**Data block**
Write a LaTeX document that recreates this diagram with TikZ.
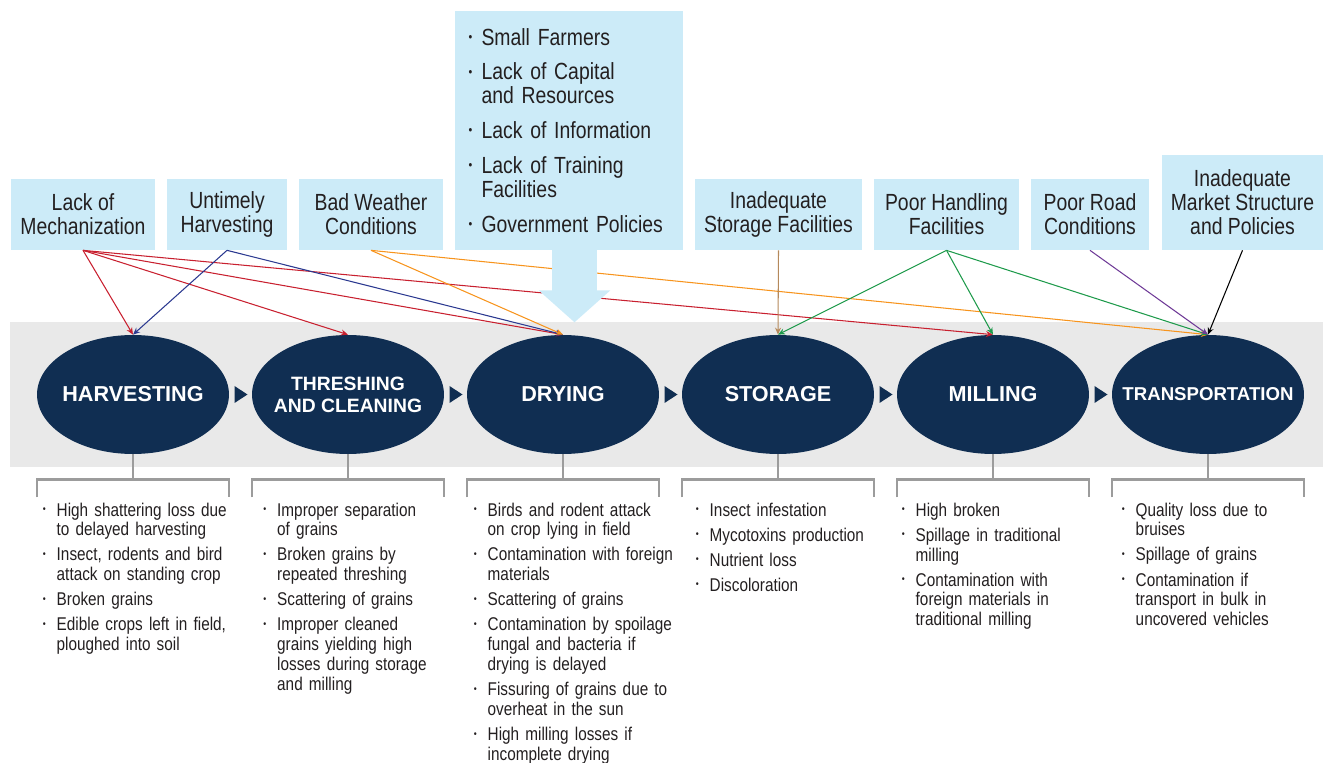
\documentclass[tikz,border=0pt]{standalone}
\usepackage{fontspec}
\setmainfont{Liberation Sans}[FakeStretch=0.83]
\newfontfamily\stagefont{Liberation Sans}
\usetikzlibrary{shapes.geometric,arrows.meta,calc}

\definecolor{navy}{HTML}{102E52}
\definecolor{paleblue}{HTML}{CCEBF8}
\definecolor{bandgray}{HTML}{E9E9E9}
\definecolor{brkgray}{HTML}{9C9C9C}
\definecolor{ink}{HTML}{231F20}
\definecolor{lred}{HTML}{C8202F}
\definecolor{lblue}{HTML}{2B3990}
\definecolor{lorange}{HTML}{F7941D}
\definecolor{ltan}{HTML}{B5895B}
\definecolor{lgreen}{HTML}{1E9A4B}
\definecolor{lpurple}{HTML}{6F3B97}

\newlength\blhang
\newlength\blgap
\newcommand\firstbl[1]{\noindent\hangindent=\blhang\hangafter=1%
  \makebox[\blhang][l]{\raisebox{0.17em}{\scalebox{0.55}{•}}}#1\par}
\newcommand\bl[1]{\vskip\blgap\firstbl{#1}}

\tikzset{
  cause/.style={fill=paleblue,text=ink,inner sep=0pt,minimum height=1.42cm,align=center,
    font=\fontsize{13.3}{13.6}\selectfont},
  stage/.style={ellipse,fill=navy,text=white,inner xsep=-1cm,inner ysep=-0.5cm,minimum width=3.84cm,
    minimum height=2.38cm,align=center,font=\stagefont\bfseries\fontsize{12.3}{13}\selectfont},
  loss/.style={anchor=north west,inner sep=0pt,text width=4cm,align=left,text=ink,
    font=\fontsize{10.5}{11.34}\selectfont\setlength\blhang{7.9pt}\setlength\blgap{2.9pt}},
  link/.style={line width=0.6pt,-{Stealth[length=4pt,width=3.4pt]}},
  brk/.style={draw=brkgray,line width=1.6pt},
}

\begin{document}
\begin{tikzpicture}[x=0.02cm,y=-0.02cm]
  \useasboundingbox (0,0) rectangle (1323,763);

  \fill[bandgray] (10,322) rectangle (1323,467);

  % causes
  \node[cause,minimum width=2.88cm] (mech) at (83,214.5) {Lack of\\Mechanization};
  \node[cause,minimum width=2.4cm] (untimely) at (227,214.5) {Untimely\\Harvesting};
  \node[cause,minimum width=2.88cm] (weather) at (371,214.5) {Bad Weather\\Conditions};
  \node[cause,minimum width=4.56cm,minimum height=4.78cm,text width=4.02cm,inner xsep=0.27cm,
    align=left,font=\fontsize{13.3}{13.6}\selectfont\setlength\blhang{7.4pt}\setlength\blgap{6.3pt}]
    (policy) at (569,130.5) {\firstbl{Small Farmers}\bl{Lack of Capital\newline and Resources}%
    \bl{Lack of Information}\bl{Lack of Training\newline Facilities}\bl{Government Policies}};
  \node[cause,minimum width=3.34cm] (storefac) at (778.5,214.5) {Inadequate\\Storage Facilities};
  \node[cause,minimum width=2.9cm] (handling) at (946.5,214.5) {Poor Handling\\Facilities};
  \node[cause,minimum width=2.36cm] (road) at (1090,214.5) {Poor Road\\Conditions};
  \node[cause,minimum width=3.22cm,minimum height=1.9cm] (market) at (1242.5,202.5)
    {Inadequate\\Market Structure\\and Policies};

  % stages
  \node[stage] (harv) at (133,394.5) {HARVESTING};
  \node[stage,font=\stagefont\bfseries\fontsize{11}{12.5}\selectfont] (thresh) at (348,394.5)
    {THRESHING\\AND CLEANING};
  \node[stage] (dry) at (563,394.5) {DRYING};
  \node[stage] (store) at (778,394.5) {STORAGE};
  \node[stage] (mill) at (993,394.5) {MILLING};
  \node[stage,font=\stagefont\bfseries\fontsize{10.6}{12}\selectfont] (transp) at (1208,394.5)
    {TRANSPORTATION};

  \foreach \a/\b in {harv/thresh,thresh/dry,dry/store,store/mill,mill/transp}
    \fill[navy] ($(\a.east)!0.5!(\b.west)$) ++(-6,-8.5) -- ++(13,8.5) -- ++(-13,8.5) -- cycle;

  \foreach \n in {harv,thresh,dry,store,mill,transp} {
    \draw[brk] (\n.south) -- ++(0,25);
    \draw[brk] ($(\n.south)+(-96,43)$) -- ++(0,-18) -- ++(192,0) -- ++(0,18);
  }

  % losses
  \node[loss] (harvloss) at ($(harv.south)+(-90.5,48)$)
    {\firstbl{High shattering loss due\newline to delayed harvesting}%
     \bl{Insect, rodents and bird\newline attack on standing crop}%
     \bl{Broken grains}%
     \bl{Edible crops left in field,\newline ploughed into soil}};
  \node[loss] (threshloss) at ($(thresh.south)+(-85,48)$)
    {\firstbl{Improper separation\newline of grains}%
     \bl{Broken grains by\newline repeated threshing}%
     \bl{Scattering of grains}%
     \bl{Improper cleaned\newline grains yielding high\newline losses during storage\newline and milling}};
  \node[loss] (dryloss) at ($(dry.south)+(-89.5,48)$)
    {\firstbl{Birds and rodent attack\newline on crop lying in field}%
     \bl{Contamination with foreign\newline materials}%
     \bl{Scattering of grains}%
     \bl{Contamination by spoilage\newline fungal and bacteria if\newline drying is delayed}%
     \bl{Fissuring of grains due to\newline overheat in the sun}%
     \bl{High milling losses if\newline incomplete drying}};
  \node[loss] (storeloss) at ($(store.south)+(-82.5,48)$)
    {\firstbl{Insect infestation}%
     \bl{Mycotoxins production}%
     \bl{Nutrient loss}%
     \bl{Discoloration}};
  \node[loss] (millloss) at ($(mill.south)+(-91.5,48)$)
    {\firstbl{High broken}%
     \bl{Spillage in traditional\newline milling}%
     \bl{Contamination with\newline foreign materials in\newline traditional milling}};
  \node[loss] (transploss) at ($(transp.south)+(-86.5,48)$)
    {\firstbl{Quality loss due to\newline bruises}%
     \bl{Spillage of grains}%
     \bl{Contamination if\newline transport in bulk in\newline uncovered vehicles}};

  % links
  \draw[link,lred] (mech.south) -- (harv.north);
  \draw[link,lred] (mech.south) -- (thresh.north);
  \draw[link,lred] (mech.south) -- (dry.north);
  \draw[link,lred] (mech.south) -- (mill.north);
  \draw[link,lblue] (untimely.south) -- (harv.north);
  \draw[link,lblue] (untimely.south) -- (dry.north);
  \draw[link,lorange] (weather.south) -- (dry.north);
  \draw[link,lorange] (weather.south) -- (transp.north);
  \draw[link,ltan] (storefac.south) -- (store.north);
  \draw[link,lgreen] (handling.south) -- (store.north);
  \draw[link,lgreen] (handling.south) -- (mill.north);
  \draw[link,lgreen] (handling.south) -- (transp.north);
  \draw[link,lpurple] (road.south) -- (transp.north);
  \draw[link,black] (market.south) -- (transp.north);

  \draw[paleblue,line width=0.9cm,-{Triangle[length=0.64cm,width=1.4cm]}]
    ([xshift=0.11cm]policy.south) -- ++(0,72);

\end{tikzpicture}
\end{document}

**Exercise objective**
Set down the material above as is, without any pictures.

**Exercise output**
Write a LaTeX document that recreates this diagram with TikZ.
\documentclass[tikz,border=0pt]{standalone}
\usepackage{fontspec}
\setmainfont{Liberation Sans}[FakeStretch=0.83]
\newfontfamily\stagefont{Liberation Sans}
\usetikzlibrary{shapes.geometric,arrows.meta,calc}

\definecolor{navy}{HTML}{102E52}
\definecolor{paleblue}{HTML}{CCEBF8}
\definecolor{bandgray}{HTML}{E9E9E9}
\definecolor{brkgray}{HTML}{9C9C9C}
\definecolor{ink}{HTML}{231F20}
\definecolor{lred}{HTML}{C8202F}
\definecolor{lblue}{HTML}{2B3990}
\definecolor{lorange}{HTML}{F7941D}
\definecolor{ltan}{HTML}{B5895B}
\definecolor{lgreen}{HTML}{1E9A4B}
\definecolor{lpurple}{HTML}{6F3B97}

\newlength\blhang
\newlength\blgap
\newcommand\firstbl[1]{\noindent\hangindent=\blhang\hangafter=1%
  \makebox[\blhang][l]{\raisebox{0.17em}{\scalebox{0.55}{•}}}#1\par}
\newcommand\bl[1]{\vskip\blgap\firstbl{#1}}

\tikzset{
  cause/.style={fill=paleblue,text=ink,inner sep=0pt,minimum height=1.42cm,align=center,
    font=\fontsize{13.3}{13.6}\selectfont},
  stage/.style={ellipse,fill=navy,text=white,inner xsep=-1cm,inner ysep=-0.5cm,minimum width=3.84cm,
    minimum height=2.38cm,align=center,font=\stagefont\bfseries\fontsize{12.3}{13}\selectfont},
  loss/.style={anchor=north west,inner sep=0pt,text width=4cm,align=left,text=ink,
    font=\fontsize{10.5}{11.34}\selectfont\setlength\blhang{7.9pt}\setlength\blgap{2.9pt}},
  link/.style={line width=0.6pt,-{Stealth[length=4pt,width=3.4pt]}},
  brk/.style={draw=brkgray,line width=1.6pt},
}

\begin{document}
\begin{tikzpicture}[x=0.02cm,y=-0.02cm]
  \useasboundingbox (0,0) rectangle (1323,763);

  \fill[bandgray] (10,322) rectangle (1323,467);

  % causes
  \node[cause,minimum width=2.88cm] (mech) at (83,214.5) {Lack of\\Mechanization};
  \node[cause,minimum width=2.4cm] (untimely) at (227,214.5) {Untimely\\Harvesting};
  \node[cause,minimum width=2.88cm] (weather) at (371,214.5) {Bad Weather\\Conditions};
  \node[cause,minimum width=4.56cm,minimum height=4.78cm,text width=4.02cm,inner xsep=0.27cm,
    align=left,font=\fontsize{13.3}{13.6}\selectfont\setlength\blhang{7.4pt}\setlength\blgap{6.3pt}]
    (policy) at (569,130.5) {\firstbl{Small Farmers}\bl{Lack of Capital\newline and Resources}%
    \bl{Lack of Information}\bl{Lack of Training\newline Facilities}\bl{Government Policies}};
  \node[cause,minimum width=3.34cm] (storefac) at (778.5,214.5) {Inadequate\\Storage Facilities};
  \node[cause,minimum width=2.9cm] (handling) at (946.5,214.5) {Poor Handling\\Facilities};
  \node[cause,minimum width=2.36cm] (road) at (1090,214.5) {Poor Road\\Conditions};
  \node[cause,minimum width=3.22cm,minimum height=1.9cm] (market) at (1242.5,202.5)
    {Inadequate\\Market Structure\\and Policies};

  % stages
  \node[stage] (harv) at (133,394.5) {HARVESTING};
  \node[stage,font=\stagefont\bfseries\fontsize{11}{12.5}\selectfont] (thresh) at (348,394.5)
    {THRESHING\\AND CLEANING};
  \node[stage] (dry) at (563,394.5) {DRYING};
  \node[stage] (store) at (778,394.5) {STORAGE};
  \node[stage] (mill) at (993,394.5) {MILLING};
  \node[stage,font=\stagefont\bfseries\fontsize{10.6}{12}\selectfont] (transp) at (1208,394.5)
    {TRANSPORTATION};

  \foreach \a/\b in {harv/thresh,thresh/dry,dry/store,store/mill,mill/transp}
    \fill[navy] ($(\a.east)!0.5!(\b.west)$) ++(-6,-8.5) -- ++(13,8.5) -- ++(-13,8.5) -- cycle;

  \foreach \n in {harv,thresh,dry,store,mill,transp} {
    \draw[brk] (\n.south) -- ++(0,25);
    \draw[brk] ($(\n.south)+(-96,43)$) -- ++(0,-18) -- ++(192,0) -- ++(0,18);
  }

  % losses
  \node[loss] (harvloss) at ($(harv.south)+(-90.5,48)$)
    {\firstbl{High shattering loss due\newline to delayed harvesting}%
     \bl{Insect, rodents and bird\newline attack on standing crop}%
     \bl{Broken grains}%
     \bl{Edible crops left in field,\newline ploughed into soil}};
  \node[loss] (threshloss) at ($(thresh.south)+(-85,48)$)
    {\firstbl{Improper separation\newline of grains}%
     \bl{Broken grains by\newline repeated threshing}%
     \bl{Scattering of grains}%
     \bl{Improper cleaned\newline grains yielding high\newline losses during storage\newline and milling}};
  \node[loss] (dryloss) at ($(dry.south)+(-89.5,48)$)
    {\firstbl{Birds and rodent attack\newline on crop lying in field}%
     \bl{Contamination with foreign\newline materials}%
     \bl{Scattering of grains}%
     \bl{Contamination by spoilage\newline fungal and bacteria if\newline drying is delayed}%
     \bl{Fissuring of grains due to\newline overheat in the sun}%
     \bl{High milling losses if\newline incomplete drying}};
  \node[loss] (storeloss) at ($(store.south)+(-82.5,48)$)
    {\firstbl{Insect infestation}%
     \bl{Mycotoxins production}%
     \bl{Nutrient loss}%
     \bl{Discoloration}};
  \node[loss] (millloss) at ($(mill.south)+(-91.5,48)$)
    {\firstbl{High broken}%
     \bl{Spillage in traditional\newline milling}%
     \bl{Contamination with\newline foreign materials in\newline traditional milling}};
  \node[loss] (transploss) at ($(transp.south)+(-86.5,48)$)
    {\firstbl{Quality loss due to\newline bruises}%
     \bl{Spillage of grains}%
     \bl{Contamination if\newline transport in bulk in\newline uncovered vehicles}};

  % links
  \draw[link,lred] (mech.south) -- (harv.north);
  \draw[link,lred] (mech.south) -- (thresh.north);
  \draw[link,lred] (mech.south) -- (dry.north);
  \draw[link,lred] (mech.south) -- (mill.north);
  \draw[link,lblue] (untimely.south) -- (harv.north);
  \draw[link,lblue] (untimely.south) -- (dry.north);
  \draw[link,lorange] (weather.south) -- (dry.north);
  \draw[link,lorange] (weather.south) -- (transp.north);
  \draw[link,ltan] (storefac.south) -- (store.north);
  \draw[link,lgreen] (handling.south) -- (store.north);
  \draw[link,lgreen] (handling.south) -- (mill.north);
  \draw[link,lgreen] (handling.south) -- (transp.north);
  \draw[link,lpurple] (road.south) -- (transp.north);
  \draw[link,black] (market.south) -- (transp.north);

  \draw[paleblue,line width=0.9cm,-{Triangle[length=0.64cm,width=1.4cm]}]
    ([xshift=0.11cm]policy.south) -- ++(0,72);

\end{tikzpicture}
\end{document}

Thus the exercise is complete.